The speech made by Paul Beresford, the Conservative MP for Mole Valley, in the House of Commons on 16 May 2022.
I must congratulate the hon. Member for Birmingham, Erdington (Mrs Hamilton) on her speech, which she delivered with such feeling. I was sitting here waiting for clapping from the Gallery above—she must warn people not to do that, but she would have deserved it. Her speech was absolutely brilliant.
Given the time strictures, I will touch on just one little Bill. It would not be hard for people to work out that it is a trade Bill—the Trade (Australia and New Zealand) Bill, which will help to make Britain the best place in which to live. There is great kith and kin support between the United Kingdom and the antipodes. Most of my parents’ generation used to talk about this country as home, even if they had never been here. Many a New Zealand coffee table of that generation displayed a copy of one of those amazing books of beautiful photographs of the United Kingdom. The amazing thing was that they were all taken on a sunny day!
The deal with New Zealand and Australia is the UK’s first new free trade agreement since leaving the European Union. It is long overdue. New Zealand and Australia were sore when we went into the Common Market.
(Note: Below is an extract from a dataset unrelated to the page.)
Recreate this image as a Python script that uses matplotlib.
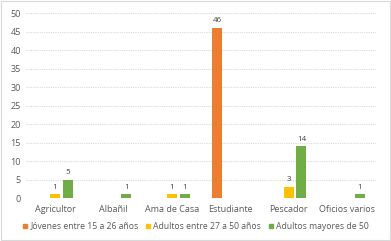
import matplotlib
matplotlib.use("Agg")
import matplotlib.pyplot as plt
import numpy as np
from matplotlib.lines import Line2D

categories = ["Agricultor", "Albañil", "Ama de Casa", "Estudiante", "Pescador", "Oficios varios"]
series_names = ["Jóvenes entre 15 a 26 años", "Adultos entre 27 a 50 años", "Adultos mayores de 50"]
jovenes = [0, 0, 0, 46, 0, 0]
adultos = [1, 0, 1, 0, 3, 0]
mayores = [5, 1, 1, 0, 14, 1]
colors = ["#ED7D31", "#FFC000", "#70AD47"]

plt.rcParams["font.family"] = ["Open Sans", "DejaVu Sans"]

fig = plt.figure(figsize=(3.91, 2.41), dpi=100)
ax = fig.add_axes([0.066, 0.178, 0.896, 0.768])

x = np.arange(len(categories))
width = 0.17
offset = 0.22
for i, (vals, col) in enumerate(zip([jovenes, adultos, mayores], colors)):
    pos = x + (i - 1) * offset
    ax.bar(pos, vals, width=width, color=col, zorder=3)
    for p, v in zip(pos, vals):
        if v > 0:
            ax.text(p, v + 1.0, str(v), ha="center", va="bottom", fontsize=5.8, color="#404040")

ax.set_ylim(0, 50)
ax.set_yticks(range(0, 51, 5))
ax.set_xlim(-0.5, len(categories) - 0.5)
ax.set_xticks(x)
ax.set_xticklabels(categories)
ax.tick_params(axis="both", length=0, labelsize=6.5, colors="#595959")
ax.tick_params(axis="x", pad=5)
ax.grid(axis="y", color="#D9D9D9", linewidth=0.8, linestyle=(0, (1, 1)), zorder=0)
for s in ax.spines.values():
    s.set_visible(False)

handles = [Line2D([0], [0], marker="s", linestyle="none", markersize=3.5,
                  markerfacecolor=c, markeredgecolor=c) for c in colors]
fig.legend(handles, series_names, loc="center", bbox_to_anchor=(0.5, 0.062), ncol=3,
           frameon=False, fontsize=6.2, labelcolor="#595959", handletextpad=0.3,
           columnspacing=0.8, handlelength=0.6)

fig.patches.append(plt.Rectangle((0.003, 0.004), 0.994, 0.992, transform=fig.transFigure,
                                 fill=False, edgecolor="#D9D9D9", linewidth=0.8))

fig.savefig("out.png", dpi=100)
I am a member of the UK National Farmers Union and, locally, there has been some concern about the deal as both Australia and New Zealand are agricultural juggernauts. The biggest dairy farmer in my Mole Valley constituency has about 350 cows. I think my largest sheep farmer probably has about 1,000 sheep. A couple of dairy farmers in the north of the South Island are milking 1,500 and 2,500 cows. The farm I left to come here, after lambing, had 30,000 sheep. Fortunately, the balance of timing means that we can work together. Moreover, the New Zealand NFU equivalent is looking to work with our farmers to assist in fulfilling some of the bids going into Europe.
The economic opportunities under the agreement will be considerable across a range of sectors and businesses. Any visitor to New Zealand or Australia will be struck by the fact that cars, trucks, and agricultural machinery—I do not just mean tractors—are dominated by south-east Asia, particularly by Japan. There is a desire to buy British trucks, cars and so on, but they are too expensive. The tariff change should give us an opportunity, but we need to get in there. I have been urging the appropriate Minister to get onto the manufacturers and to promote our goods in Australia and New Zealand. I have already suggested a campaign and have offered to translate. I hope that with the Government stimulating our industries we will get in there, open the doors and work towards going into the trans-Pacific partnership.
Given the time limit, I will stop at that point, but I reiterate that I am willing to help and need to help. This is an opportunity for huge sales to make Britain the best place in which to live.